A estranha dissolução de Chrysta Bell

Musa de David Lynch, a cantora, atriz e modelo acaba de lançar um disco com convidados do Portishead e Sunn O)))
Chrysta Bell veio do pó e ao pó voltará. Enquanto a hora não chega, ela vai se dissolvendo por aí. Musa de David Lynch, a cantora, atriz e modelo norte-americana (do Texas) acaba de lançar seu segundo álbum, “We dissolve”. O título parece bastante apropriado para alguém que herdou do pai um cemitério particular e é simpatizante do movimento da morte positiva (que, grosso modo, defende procedimentos naturalistas para velório e enterro).
Beleza de sonhos (estranhos), Chrysta pode ser vista na televisão como a agente Tammy Cooper, na entorpecente continuação de “Twin Peaks”, novamente dirigida por Lynch. É o mais novo capítulo da sua relação com o cultuado diretor, que conheceu em 1998, quando tinha 20 anos e cantava em uma big band de jazz (“Ela parecia uma alienígena, a mais linda de todas as alienígenas”, declarou ele na ocasião daquele contato imediato).
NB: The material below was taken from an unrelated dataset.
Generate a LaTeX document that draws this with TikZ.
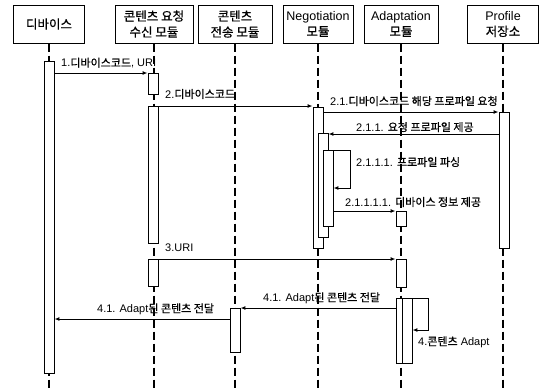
\documentclass[tikz,border=0pt]{standalone}
\usepackage{fontspec}
\setmainfont{Liberation Sans}
\newfontfamily\ko[RawFeature={embolden=0.7}]{Noto Sans CJK KR}
\usetikzlibrary{arrows.meta,fit}
\begin{document}
\begin{tikzpicture}[x=1pt,y=-1pt,
  head/.style={draw, line width=1pt, fill=white, minimum width=#1, minimum height=38pt,
    align=center, inner sep=0pt, font=\fontsize{12.5}{16}\selectfont},
  life/.style={line width=1.8pt, dash pattern=on 8pt off 4pt},
  act/.style={draw, line width=0.9pt, fill=white, inner sep=0pt},
  msg/.style={line width=1pt, -{Latex[length=5pt,width=4pt]}},
  lbl/.style={anchor=west, inner sep=0pt, font=\fontsize{11}{13}\selectfont}]
\useasboundingbox (0,0) rectangle (543,389);

% heads
\node[head=71pt] (dev) at (49,24) {{\ko 디바이스}};
\node[head=78pt] (req) at (154,24) {{\ko 콘텐츠 요청}\\{\ko 수신 모듈}};
\node[head=74pt] (snd) at (235,24) {{\ko 콘텐츠}\\{\ko 전송 모듈}};
\node[head=70pt] (neg) at (318,24) {Negotiation\\{\ko 모듈}};
\node[head=74pt] (ada) at (401,24) {Adaptation\\{\ko 모듈}};
\node[head=71pt] (pro) at (503,24) {Profile\\{\ko 저장소}};

% lifelines
\foreach \n in {dev,req,snd,neg,ada,pro}
  \draw[life] (\n.south) -- (\n.south |- 0,389);

% activation boxes
\node[act, fit={(44,61) (54,373)}] (a1) {};
\node[act, fit={(148,73) (158,94)}] (a2) {};
\node[act, fit={(148,106) (158,243)}] (a3) {};
\node[act, fit={(148,259) (158,286)}] (a4) {};
\node[act, fit={(230,308) (240,352)}] (b1) {};
\node[act, fit={(313,107) (323,248)}] (n1) {};
\node[act, fit={(318,133) (328,237)}] (n2) {};
\node[act, fit={(323,150) (333,226)}] (n3) {};
\node[act, fit={(499,112) (509,248)}] (p1) {};
\node[act, fit={(396,211) (406,226)}] (d1) {};
\node[act, fit={(396,259) (406,287)}] (d2) {};
\node[act, fit={(396,298) (406,363)}] (d3) {};
\node[act, fit={(402,298) (412,363)}] (d4) {};

\coordinate (lp1) at (350,188);
\coordinate (lp2) at (428,330);

% messages
\draw[msg] (a1.east |- 0,73) -- (a2.west |- 0,73);
\draw[msg] (a3.east |- 0,106) -- (n1.west |- 0,106);
\draw[msg] (n1.east |- 0,112) -- (p1.west |- 0,112);
\draw[msg] (p1.west |- 0,134) -- (n2.east |- 0,134);
\draw[msg] (n3.east |- 0,150) -| (lp1) -- (n3.east |- lp1);
\draw[msg] (n3.east |- 0,211) -- (d1.west |- 0,211);
\draw[msg] (a4.east |- 0,259) -- (d2.west |- 0,259);
\draw[msg] (d3.west |- 0,308) -- (b1.east |- 0,308);
\draw[msg] (b1.west |- 0,319) -- (a1.east |- 0,319);
\draw[msg] (d4.east |- 0,298) -| (lp2) -- (d4.east |- lp2);

% labels
\node[lbl] (l1) at (61,63) {1.{\ko 디바이스코드}, URI};
\node[lbl] (l2) at (165,94) {2.{\ko 디바이스코드}};
\node[lbl] (l21) at (330,101) {2.1.{\ko 디바이스코드 해당 프로파일 요청}};
\node[lbl] (l211) at (356,127) {2.1.1. {\ko 요청 프로파일 제공}};
\node[lbl] (l2111) at (356,162) {2.1.1.1. {\ko 프로파일 파싱}};
\node[lbl] (l21111) at (345,202) {2.1.1.1.1. {\ko 디바이스 정보 제공}};
\node[lbl] (l3) at (165,248) {3.URI};
\node[lbl] (l41a) at (263,298) {4.1. Adapt{\ko 된 콘텐츠 전달}};
\node[lbl] (l41b) at (97,309) {4.1. Adapt{\ko 된 콘텐츠 전달}};
\node[lbl] (l4) at (418,342) {4.{\ko 콘텐츠} Adapt};
\end{tikzpicture}
\end{document}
O primeiro fruto, porém, só veio 14 anos depois, quando saiu o debut solo de Chrysta, o enevoado “This train”, escrito e produzido por Lynch (na época, bati um papo com ela). A parceria rendeu também um EP posterior, “Somewhere in the nowhere”, lançado ano passado.
“We dissolve” rompe, um pouco, essa atração entre os dois. Para gravar o disco, Chrysta deixou para trás a ensolarada Los Angeles – onde fez seus trabalhos anteriores – e rumou para a chuvosa Bristol, na Inglaterra, terra do Massive Attack, Tricky, Portishead e Reprazent. Em vez de Lynch, ela trabalhou com o produtor John Parish, parceiro da poderosa PJ Harvey. Não ficou só nisso: participaram do disco também figuras cascudas como o tecladista Geoff Downes (The Buggles, Yes, Asia) e os guitarristas Adrian Utley (Portishead) e Stephen O’Malley (Sunn O)))).
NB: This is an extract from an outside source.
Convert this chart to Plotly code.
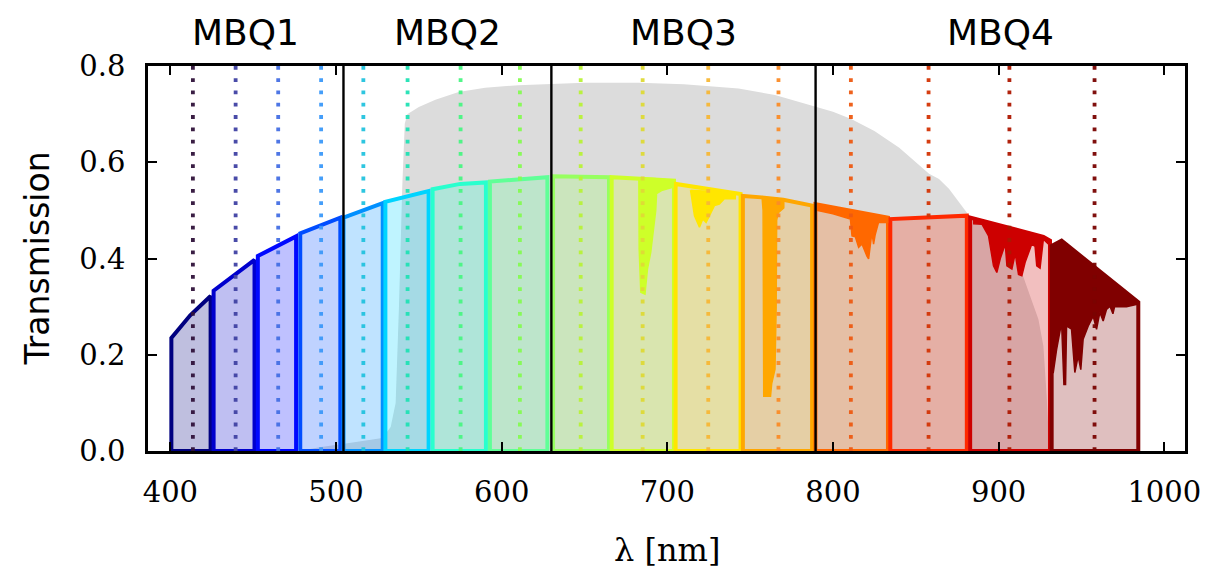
import numpy as np
import plotly.graph_objects as go
from plotly.colors import sample_colorscale

# ---------------- data ----------------
# filter top profiles (wavelength nm, transmission) -- edges drop to 0 at first/last wavelength
FILTER_TOP_LAM = [
    [400.6, 412.0, 424.3],
    [426.1, 450.8],
    [452.8, 475.9],
    [478.4, 502.6],
    [504.5, 528.2],
    [529.8, 555.9],
    [558.3, 575.0, 590.5],
    [592.9, 627.6],
    [631.0, 664.8],
    [666.4, 704.0],
    [705.0, 744.2],
    [745.6, 757.0, 770.0, 787.4],
    [789.4, 833.2],
    [834.6, 880.8],
    [882.8, 927.0, 931.0],
    [932.0, 938.0, 984.3],
]
FILTER_TOP_T = [
    [0.235, 0.282, 0.322],
    [0.333, 0.397],
    [0.405, 0.446],
    [0.452, 0.485],
    [0.485, 0.515],
    [0.518, 0.540],
    [0.544, 0.555, 0.558],
    [0.560, 0.569],
    [0.571, 0.569],
    [0.569, 0.562],
    [0.555, 0.534],
    [0.530, 0.527, 0.522, 0.510],
    [0.513, 0.485],
    [0.482, 0.489],
    [0.485, 0.445, 0.437],
    [0.426, 0.437, 0.309],
]

# filter central wavelengths (dotted lines)
CENTERS = [413.6, 439.4, 465.1, 491.0, 516.5, 543.2, 575.2, 611.0,
           647.7, 685.1, 724.7, 767.1, 810.8, 857.7, 906.5, 957.9]

# MBQ block boundaries (solid black lines) and names
BOUNDARIES = [504.5, 630.0, 789.5]
BLOCK_NAMES = ["MBQ1", "MBQ2", "MBQ3", "MBQ4"]

# telluric absorption regions (closed polygons) and the filter each belongs to
BAND_FILTER = [9, 10, 11, 12, 14, 15]
BAND_LAM = [
    [682.8, 692.0, 703.5, 703.5, 697.0, 693.5, 693.0, 691.5, 690.0, 688.0, 686.5, 684.0, 683.0],
    [714.0, 741.0, 741.0, 734.4, 731.4, 728.4, 726.4, 723.4, 721.4, 719.4, 716.4, 714.5],
    [757.2, 765.7, 770.3, 770.3, 767.0, 766.0, 765.7, 765.0, 763.0, 762.3, 758.2, 757.8],
    [790.5, 810.0, 833.0, 833.0, 827.5, 825.5, 824.5, 823.5, 822.5, 821.5, 820.5,
     817.5, 815.5, 813.5, 811.5, 810.5, 800.0, 790.5],
    [885.0, 927.0, 930.0, 930.0, 927.0, 925.0, 923.0, 922.0, 920.0, 916.0, 914.0,
     912.0, 910.0, 908.0, 905.0, 904.0, 901.0, 898.9, 896.9, 893.9, 890.0, 885.0],
    [932.5, 938.0, 984.0, 984.0, 977.2, 972.2, 970.0, 969.0, 967.2, 965.1, 963.1,
     961.1, 959.1, 957.1, 954.1, 951.0, 949.6, 948.0, 946.0, 944.0, 941.0, 940.4,
     939.4, 938.0, 935.0, 933.0, 932.5],
]
BAND_T = [
    [0.567, 0.566, 0.562, 0.548, 0.542, 0.535, 0.500, 0.450, 0.413, 0.378, 0.326, 0.330, 0.420],
    [0.542, 0.536, 0.524, 0.524, 0.513, 0.510, 0.496, 0.475, 0.482, 0.465, 0.489, 0.530],
    [0.527, 0.525, 0.522, 0.505, 0.495, 0.480, 0.300, 0.170, 0.140, 0.114, 0.114, 0.500],
    [0.512, 0.500, 0.486, 0.475, 0.475, 0.450, 0.430, 0.454, 0.430, 0.399, 0.405,
     0.430, 0.423, 0.445, 0.447, 0.482, 0.493, 0.500],
    [0.484, 0.445, 0.441, 0.430, 0.440, 0.380, 0.385, 0.425, 0.430, 0.392, 0.364,
     0.367, 0.410, 0.378, 0.385, 0.430, 0.400, 0.371, 0.385, 0.447, 0.471, 0.472],
    [0.426, 0.437, 0.310, 0.305, 0.300, 0.300, 0.300, 0.285, 0.301, 0.294, 0.270,
     0.288, 0.253, 0.280, 0.260, 0.232, 0.169, 0.197, 0.163, 0.253, 0.260, 0.138,
     0.138, 0.267, 0.211, 0.163, 0.163],
]

# broad-band (grey) transmission curve
GREY_LAM = [478, 490, 505, 520, 528, 533, 536, 538, 540, 541.5, 543, 550, 560, 574,
            590, 610, 629, 650, 683, 710, 743, 765, 777, 787, 800, 811, 825, 840,
            858, 864, 870, 882, 895, 905, 912, 919, 924, 927, 929, 930.5, 932]
GREY_T = [0.0, 0.008, 0.015, 0.022, 0.027, 0.05, 0.10, 0.30, 0.55, 0.68, 0.70, 0.715,
          0.73, 0.746, 0.755, 0.76, 0.763, 0.765, 0.765, 0.762, 0.753, 0.74, 0.728,
          0.718, 0.705, 0.69, 0.665, 0.63, 0.576, 0.565, 0.545, 0.49, 0.455, 0.42,
          0.39, 0.322, 0.274, 0.218, 0.114, 0.01, 0.0]

X_RANGE = [386.5, 1012.5]
Y_RANGE = [0.0, 0.8]
X_TICKS = [400, 500, 600, 700, 800, 900, 1000]
Y_TICKS = [0.0, 0.2, 0.4, 0.6, 0.8]


# ---------------- styling helpers ----------------
def mpl_jet(t):
    r = np.interp(t, [0, 0.35, 0.66, 0.89, 1], [0, 0, 1, 1, 0.5])
    g = np.interp(t, [0, 0.125, 0.375, 0.64, 0.91, 1], [0, 0, 1, 1, 0, 0])
    b = np.interp(t, [0, 0.11, 0.34, 0.65, 1], [0.5, 1, 1, 0, 0])
    return int(round(r * 255)), int(round(g * 255)), int(round(b * 255))


n = len(FILTER_TOP_LAM)
ts = [i / (n - 1) for i in range(n)]
jet = [mpl_jet(t) for t in ts]
line_cols = ["rgb(%d,%d,%d)" % c for c in jet]
fill_cols = ["rgba(%d,%d,%d,0.25)" % c for c in jet]
dot_cols = sample_colorscale("Turbo", ts)

SERIF = "DejaVu Serif"
SANS = "DejaVu Sans"

fig = go.Figure()

# grey broad-band curve
fig.add_trace(go.Scatter(x=GREY_LAM, y=GREY_T, mode="lines", fill="tozeroy",
                         fillcolor="rgb(220,220,220)", line=dict(width=0),
                         hoverinfo="skip", showlegend=False))

# filters
for i in range(n):
    lam = FILTER_TOP_LAM[i]
    tt = FILTER_TOP_T[i]
    xs = [lam[0]] + lam + [lam[-1], lam[0]]
    ys = [0.0] + tt + [0.0, 0.0]
    fig.add_trace(go.Scatter(x=xs, y=ys, mode="lines", fill="toself",
                             fillcolor=fill_cols[i],
                             line=dict(color=line_cols[i], width=4, shape="linear"),
                             hoverinfo="skip", showlegend=False))

# telluric absorption regions
for k, fi in enumerate(BAND_FILTER):
    fig.add_trace(go.Scatter(x=BAND_LAM[k] + [BAND_LAM[k][0]],
                             y=BAND_T[k] + [BAND_T[k][0]],
                             mode="lines", fill="toself", fillcolor=line_cols[fi],
                             line=dict(color=line_cols[fi], width=1.5),
                             hoverinfo="skip", showlegend=False))

# dotted centre lines
for i, c in enumerate(CENTERS):
    fig.add_trace(go.Scatter(x=[c, c], y=Y_RANGE, mode="lines",
                             line=dict(color=dot_cols[i], width=3.8, dash="3.8px,8.5px"),
                             opacity=0.95, hoverinfo="skip", showlegend=False))

# block boundaries
for b in BOUNDARIES:
    fig.add_trace(go.Scatter(x=[b, b], y=Y_RANGE, mode="lines",
                             line=dict(color="black", width=2.4),
                             hoverinfo="skip", showlegend=False))

# block labels centred between boundaries / axis edges
edges = [X_RANGE[0]] + BOUNDARIES + [X_RANGE[1]]
for j, name in enumerate(BLOCK_NAMES):
    fig.add_annotation(x=(edges[j] + edges[j + 1]) / 2, xref="x", y=1.086, yref="paper",
                       text=name, showarrow=False, xanchor="center", yanchor="middle",
                       font=dict(family=SANS, size=36, color="black"))

# axis titles
fig.add_annotation(x=0.5, xref="paper", y=-0.257, yref="paper", text="λ [nm]",
                   showarrow=False, xanchor="center", yanchor="middle",
                   font=dict(family=SERIF, size=32, color="black"))
fig.add_annotation(x=-0.107, xref="paper", y=0.5, yref="paper", text="Transmission",
                   showarrow=False, textangle=-90, xanchor="center", yanchor="middle",
                   font=dict(family=SANS, size=33, color="black"))

axis_common = dict(showline=True, linecolor="black", linewidth=2.5, mirror="allticks",
                   ticks="inside", tickcolor="black", tickwidth=1.8, ticklen=9,
                   showgrid=False, zeroline=False,
                   tickfont=dict(family=SERIF, size=29, color="black"))

fig.update_xaxes(range=X_RANGE, tickvals=X_TICKS, ticklabelstandoff=13, **axis_common)
fig.update_yaxes(range=Y_RANGE, tickvals=Y_TICKS, tickformat=".1f",
                 ticklabelstandoff=14, **axis_common)

fig.update_layout(width=1226, height=580, margin=dict(l=148, r=41, t=66, b=129),
                  paper_bgcolor="white", plot_bgcolor="white")

fig.write_html("out.html")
Apesar das companhias progressistas, o resultado não soa extremo ou desafiador. Mesmo assim, “We dissolve” mantém uma aura de mistério e sensualidade em torno de Chrysta, que parece cantar envolvida por uma bruma. Salvo uma ou outra descarga de eletricidade (“Planet wilde” e “Beautiful”), o disco avança placidamente nos ouvidos, trazendo lembranças de Beth Gibbons e Lana Del Rey, e ocasionalmente tocando em regiões estranhas (“Devil inside me”, “Over me”), como se emanasse de um cabaré na sala vermelha de “Twin peaks”. Perfeito também para ouvir na estrada, ao volante de um carrão. Funerário, claro.